* Task to carry out *
Extract the opening line of the entries and every line after it, stopping at and including the line that contains "const rightTicks = [0, 100, 200, 300, 400, 500, 600];". Do not include pictures.

* Excerpted records *

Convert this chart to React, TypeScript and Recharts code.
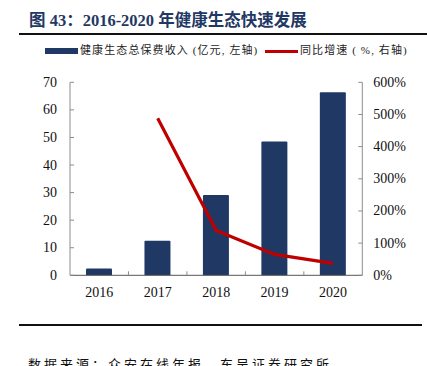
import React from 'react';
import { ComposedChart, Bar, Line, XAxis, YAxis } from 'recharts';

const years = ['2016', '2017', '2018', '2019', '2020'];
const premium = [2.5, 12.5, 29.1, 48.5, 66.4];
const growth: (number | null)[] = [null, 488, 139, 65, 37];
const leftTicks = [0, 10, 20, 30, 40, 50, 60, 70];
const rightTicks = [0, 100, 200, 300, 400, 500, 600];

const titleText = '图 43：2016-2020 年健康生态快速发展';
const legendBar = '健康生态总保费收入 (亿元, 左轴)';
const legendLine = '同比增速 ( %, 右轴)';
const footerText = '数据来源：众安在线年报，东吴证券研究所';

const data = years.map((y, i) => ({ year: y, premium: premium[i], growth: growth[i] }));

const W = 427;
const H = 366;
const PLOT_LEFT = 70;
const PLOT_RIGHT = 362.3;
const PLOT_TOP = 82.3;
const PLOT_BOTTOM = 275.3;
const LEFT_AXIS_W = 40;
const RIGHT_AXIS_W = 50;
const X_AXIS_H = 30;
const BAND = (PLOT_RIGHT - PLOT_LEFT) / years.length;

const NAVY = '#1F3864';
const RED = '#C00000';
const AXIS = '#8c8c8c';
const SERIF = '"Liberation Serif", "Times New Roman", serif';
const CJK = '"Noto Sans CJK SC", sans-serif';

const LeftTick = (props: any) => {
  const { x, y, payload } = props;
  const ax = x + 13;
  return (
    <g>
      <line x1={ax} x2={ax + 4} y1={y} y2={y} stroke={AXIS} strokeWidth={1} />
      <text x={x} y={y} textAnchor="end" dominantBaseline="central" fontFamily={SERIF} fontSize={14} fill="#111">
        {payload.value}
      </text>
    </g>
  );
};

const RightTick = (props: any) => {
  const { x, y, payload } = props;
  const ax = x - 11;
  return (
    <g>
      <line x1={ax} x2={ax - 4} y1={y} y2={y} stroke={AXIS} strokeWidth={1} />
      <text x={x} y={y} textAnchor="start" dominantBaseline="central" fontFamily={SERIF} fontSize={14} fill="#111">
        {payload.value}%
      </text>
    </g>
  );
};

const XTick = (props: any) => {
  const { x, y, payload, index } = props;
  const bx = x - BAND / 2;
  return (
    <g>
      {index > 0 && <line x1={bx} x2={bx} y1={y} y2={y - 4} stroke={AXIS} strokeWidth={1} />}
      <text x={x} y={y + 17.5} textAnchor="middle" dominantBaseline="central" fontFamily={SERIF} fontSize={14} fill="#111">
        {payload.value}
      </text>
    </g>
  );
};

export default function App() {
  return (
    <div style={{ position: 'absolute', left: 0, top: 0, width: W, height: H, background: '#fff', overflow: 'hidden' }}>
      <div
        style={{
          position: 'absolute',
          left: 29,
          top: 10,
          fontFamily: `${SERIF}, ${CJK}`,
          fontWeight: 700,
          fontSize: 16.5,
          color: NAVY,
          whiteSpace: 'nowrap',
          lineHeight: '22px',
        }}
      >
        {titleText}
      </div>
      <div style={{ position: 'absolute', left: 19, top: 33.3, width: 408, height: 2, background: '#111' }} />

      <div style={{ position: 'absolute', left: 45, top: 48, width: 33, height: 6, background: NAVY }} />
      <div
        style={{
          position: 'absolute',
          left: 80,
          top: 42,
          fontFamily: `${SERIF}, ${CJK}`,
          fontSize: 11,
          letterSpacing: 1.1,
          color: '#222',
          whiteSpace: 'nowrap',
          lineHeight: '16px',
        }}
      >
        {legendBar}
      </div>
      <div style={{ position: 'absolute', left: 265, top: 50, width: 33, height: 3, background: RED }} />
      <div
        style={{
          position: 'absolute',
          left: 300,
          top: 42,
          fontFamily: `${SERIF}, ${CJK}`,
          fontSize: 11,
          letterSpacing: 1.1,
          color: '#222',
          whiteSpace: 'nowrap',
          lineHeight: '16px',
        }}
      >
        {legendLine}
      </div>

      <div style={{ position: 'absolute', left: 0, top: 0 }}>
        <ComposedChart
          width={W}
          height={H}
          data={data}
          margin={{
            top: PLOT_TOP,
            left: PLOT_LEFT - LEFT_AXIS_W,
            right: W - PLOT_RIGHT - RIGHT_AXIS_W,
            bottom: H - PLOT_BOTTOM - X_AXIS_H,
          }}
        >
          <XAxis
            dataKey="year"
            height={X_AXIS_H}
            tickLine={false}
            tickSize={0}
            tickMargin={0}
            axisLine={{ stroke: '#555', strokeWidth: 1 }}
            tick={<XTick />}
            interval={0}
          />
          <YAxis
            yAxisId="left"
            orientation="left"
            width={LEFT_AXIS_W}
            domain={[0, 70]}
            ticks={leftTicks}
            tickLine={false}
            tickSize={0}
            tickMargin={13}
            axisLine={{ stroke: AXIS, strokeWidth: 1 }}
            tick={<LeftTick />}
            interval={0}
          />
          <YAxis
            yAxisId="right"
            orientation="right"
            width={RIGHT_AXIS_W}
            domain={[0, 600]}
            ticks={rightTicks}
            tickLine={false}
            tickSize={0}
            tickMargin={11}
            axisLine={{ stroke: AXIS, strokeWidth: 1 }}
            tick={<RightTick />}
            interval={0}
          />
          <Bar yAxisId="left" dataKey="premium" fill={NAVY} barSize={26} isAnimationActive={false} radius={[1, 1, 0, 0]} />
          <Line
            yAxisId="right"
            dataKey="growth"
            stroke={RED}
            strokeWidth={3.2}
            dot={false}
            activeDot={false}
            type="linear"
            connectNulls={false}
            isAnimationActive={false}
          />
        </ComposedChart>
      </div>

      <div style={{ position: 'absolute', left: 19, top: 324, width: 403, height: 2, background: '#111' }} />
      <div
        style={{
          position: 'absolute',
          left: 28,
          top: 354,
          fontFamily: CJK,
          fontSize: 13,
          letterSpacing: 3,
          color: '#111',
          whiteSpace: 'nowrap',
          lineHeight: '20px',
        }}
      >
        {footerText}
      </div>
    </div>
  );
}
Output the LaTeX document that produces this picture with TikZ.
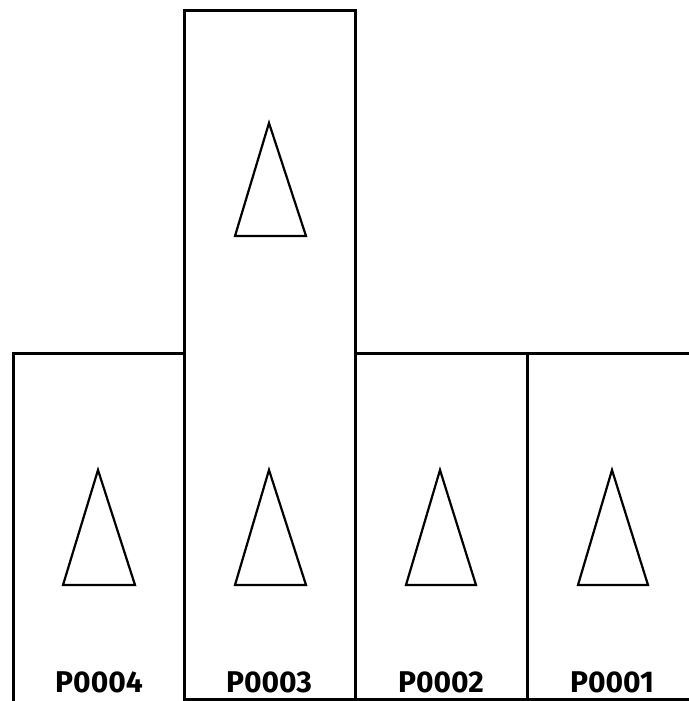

* Exercise solution *
Convert this chart to React, TypeScript and Recharts code.
import React from 'react';
import { ComposedChart, Bar, Line, XAxis, YAxis } from 'recharts';

const years = ['2016', '2017', '2018', '2019', '2020'];
const premium = [2.5, 12.5, 29.1, 48.5, 66.4];
const growth: (number | null)[] = [null, 488, 139, 65, 37];
const leftTicks = [0, 10, 20, 30, 40, 50, 60, 70];
const rightTicks = [0, 100, 200, 300, 400, 500, 600];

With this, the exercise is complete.